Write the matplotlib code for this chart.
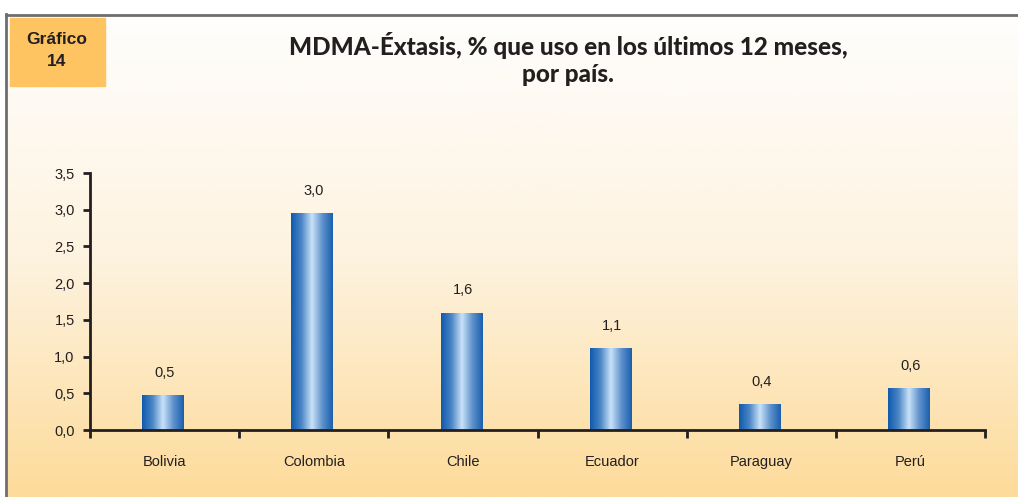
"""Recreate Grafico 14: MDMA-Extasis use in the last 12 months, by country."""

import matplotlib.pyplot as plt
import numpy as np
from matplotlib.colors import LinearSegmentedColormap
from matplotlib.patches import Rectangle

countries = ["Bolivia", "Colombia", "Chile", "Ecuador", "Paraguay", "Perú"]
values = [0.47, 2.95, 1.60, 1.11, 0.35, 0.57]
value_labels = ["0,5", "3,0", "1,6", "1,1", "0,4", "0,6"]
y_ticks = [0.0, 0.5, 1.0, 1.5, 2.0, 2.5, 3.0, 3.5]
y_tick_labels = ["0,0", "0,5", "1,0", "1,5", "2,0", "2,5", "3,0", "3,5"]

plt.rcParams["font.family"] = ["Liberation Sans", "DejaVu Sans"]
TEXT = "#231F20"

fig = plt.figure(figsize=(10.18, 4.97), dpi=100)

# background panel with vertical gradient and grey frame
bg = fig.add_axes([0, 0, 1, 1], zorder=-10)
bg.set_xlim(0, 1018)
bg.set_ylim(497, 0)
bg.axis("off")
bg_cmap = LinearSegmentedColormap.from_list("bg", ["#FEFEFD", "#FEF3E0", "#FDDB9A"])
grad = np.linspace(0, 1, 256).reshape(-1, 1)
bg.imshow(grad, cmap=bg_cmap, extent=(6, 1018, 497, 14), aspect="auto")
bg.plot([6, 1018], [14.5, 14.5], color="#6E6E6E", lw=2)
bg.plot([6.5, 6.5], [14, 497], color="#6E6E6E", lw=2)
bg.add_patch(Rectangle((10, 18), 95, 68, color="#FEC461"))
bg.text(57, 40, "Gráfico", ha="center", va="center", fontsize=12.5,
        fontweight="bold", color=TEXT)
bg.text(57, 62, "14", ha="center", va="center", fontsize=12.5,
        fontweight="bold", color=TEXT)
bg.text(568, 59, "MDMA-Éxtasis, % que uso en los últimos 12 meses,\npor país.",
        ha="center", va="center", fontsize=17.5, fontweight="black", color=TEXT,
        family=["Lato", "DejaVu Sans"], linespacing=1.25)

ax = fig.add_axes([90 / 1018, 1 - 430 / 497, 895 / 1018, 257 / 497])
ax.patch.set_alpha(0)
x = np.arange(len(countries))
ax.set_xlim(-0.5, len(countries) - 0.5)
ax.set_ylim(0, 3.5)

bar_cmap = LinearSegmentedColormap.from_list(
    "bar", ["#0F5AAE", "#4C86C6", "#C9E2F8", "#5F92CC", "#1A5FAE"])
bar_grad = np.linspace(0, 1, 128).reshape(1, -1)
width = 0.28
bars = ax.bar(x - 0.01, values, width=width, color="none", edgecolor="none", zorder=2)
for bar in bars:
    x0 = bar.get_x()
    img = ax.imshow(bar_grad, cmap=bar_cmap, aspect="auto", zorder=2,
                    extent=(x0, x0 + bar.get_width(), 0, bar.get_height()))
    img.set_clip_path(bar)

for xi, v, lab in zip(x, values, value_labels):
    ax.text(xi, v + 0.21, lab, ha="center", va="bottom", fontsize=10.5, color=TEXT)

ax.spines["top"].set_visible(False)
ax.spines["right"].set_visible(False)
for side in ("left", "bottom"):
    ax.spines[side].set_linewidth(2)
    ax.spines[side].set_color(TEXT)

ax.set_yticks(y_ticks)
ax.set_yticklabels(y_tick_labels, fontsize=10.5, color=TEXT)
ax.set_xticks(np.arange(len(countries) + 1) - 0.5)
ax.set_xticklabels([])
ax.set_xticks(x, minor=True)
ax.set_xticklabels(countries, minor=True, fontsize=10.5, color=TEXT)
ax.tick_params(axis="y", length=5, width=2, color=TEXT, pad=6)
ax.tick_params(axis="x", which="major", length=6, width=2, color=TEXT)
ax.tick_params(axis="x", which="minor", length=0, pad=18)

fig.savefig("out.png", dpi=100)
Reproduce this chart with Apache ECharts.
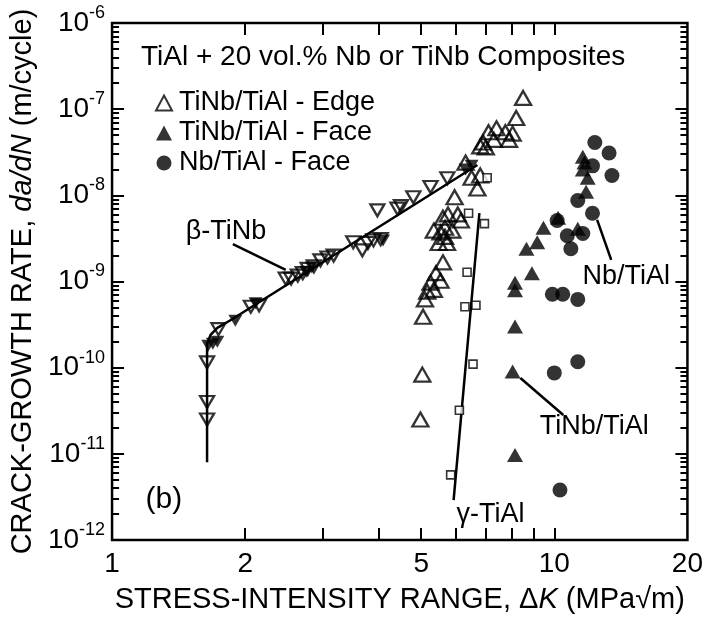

------------------------------------

### TO BE DONE
Output the full set of records above without changing a word, and drop the images.

### TASK ANSWER
Write the matplotlib code for this chart.
"""Recreate Grafico 14: MDMA-Extasis use in the last 12 months, by country."""

import matplotlib.pyplot as plt
import numpy as np
from matplotlib.colors import LinearSegmentedColormap
from matplotlib.patches import Rectangle

countries = ["Bolivia", "Colombia", "Chile", "Ecuador", "Paraguay", "Perú"]
values = [0.47, 2.95, 1.60, 1.11, 0.35, 0.57]
value_labels = ["0,5", "3,0", "1,6", "1,1", "0,4", "0,6"]
y_ticks = [0.0, 0.5, 1.0, 1.5, 2.0, 2.5, 3.0, 3.5]
y_tick_labels = ["0,0", "0,5", "1,0", "1,5", "2,0", "2,5", "3,0", "3,5"]

plt.rcParams["font.family"] = ["Liberation Sans", "DejaVu Sans"]
TEXT = "#231F20"

fig = plt.figure(figsize=(10.18, 4.97), dpi=100)

# background panel with vertical gradient and grey frame
bg = fig.add_axes([0, 0, 1, 1], zorder=-10)
bg.set_xlim(0, 1018)
bg.set_ylim(497, 0)
bg.axis("off")
bg_cmap = LinearSegmentedColormap.from_list("bg", ["#FEFEFD", "#FEF3E0", "#FDDB9A"])
grad = np.linspace(0, 1, 256).reshape(-1, 1)
bg.imshow(grad, cmap=bg_cmap, extent=(6, 1018, 497, 14), aspect="auto")
bg.plot([6, 1018], [14.5, 14.5], color="#6E6E6E", lw=2)
bg.plot([6.5, 6.5], [14, 497], color="#6E6E6E", lw=2)
bg.add_patch(Rectangle((10, 18), 95, 68, color="#FEC461"))
bg.text(57, 40, "Gráfico", ha="center", va="center", fontsize=12.5,
        fontweight="bold", color=TEXT)
bg.text(57, 62, "14", ha="center", va="center", fontsize=12.5,
        fontweight="bold", color=TEXT)
bg.text(568, 59, "MDMA-Éxtasis, % que uso en los últimos 12 meses,\npor país.",
        ha="center", va="center", fontsize=17.5, fontweight="black", color=TEXT,
        family=["Lato", "DejaVu Sans"], linespacing=1.25)

ax = fig.add_axes([90 / 1018, 1 - 430 / 497, 895 / 1018, 257 / 497])
ax.patch.set_alpha(0)
x = np.arange(len(countries))
ax.set_xlim(-0.5, len(countries) - 0.5)
ax.set_ylim(0, 3.5)

bar_cmap = LinearSegmentedColormap.from_list(
    "bar", ["#0F5AAE", "#4C86C6", "#C9E2F8", "#5F92CC", "#1A5FAE"])
bar_grad = np.linspace(0, 1, 128).reshape(1, -1)
width = 0.28
bars = ax.bar(x - 0.01, values, width=width, color="none", edgecolor="none", zorder=2)
for bar in bars:
    x0 = bar.get_x()
    img = ax.imshow(bar_grad, cmap=bar_cmap, aspect="auto", zorder=2,
                    extent=(x0, x0 + bar.get_width(), 0, bar.get_height()))
    img.set_clip_path(bar)

for xi, v, lab in zip(x, values, value_labels):
    ax.text(xi, v + 0.21, lab, ha="center", va="bottom", fontsize=10.5, color=TEXT)

ax.spines["top"].set_visible(False)
ax.spines["right"].set_visible(False)
for side in ("left", "bottom"):
    ax.spines[side].set_linewidth(2)
    ax.spines[side].set_color(TEXT)

ax.set_yticks(y_ticks)
ax.set_yticklabels(y_tick_labels, fontsize=10.5, color=TEXT)
ax.set_xticks(np.arange(len(countries) + 1) - 0.5)
ax.set_xticklabels([])
ax.set_xticks(x, minor=True)
ax.set_xticklabels(countries, minor=True, fontsize=10.5, color=TEXT)
ax.tick_params(axis="y", length=5, width=2, color=TEXT, pad=6)
ax.tick_params(axis="x", which="major", length=6, width=2, color=TEXT)
ax.tick_params(axis="x", which="minor", length=0, pad=18)

fig.savefig("out.png", dpi=100)
Reproduce this chart with Apache ECharts.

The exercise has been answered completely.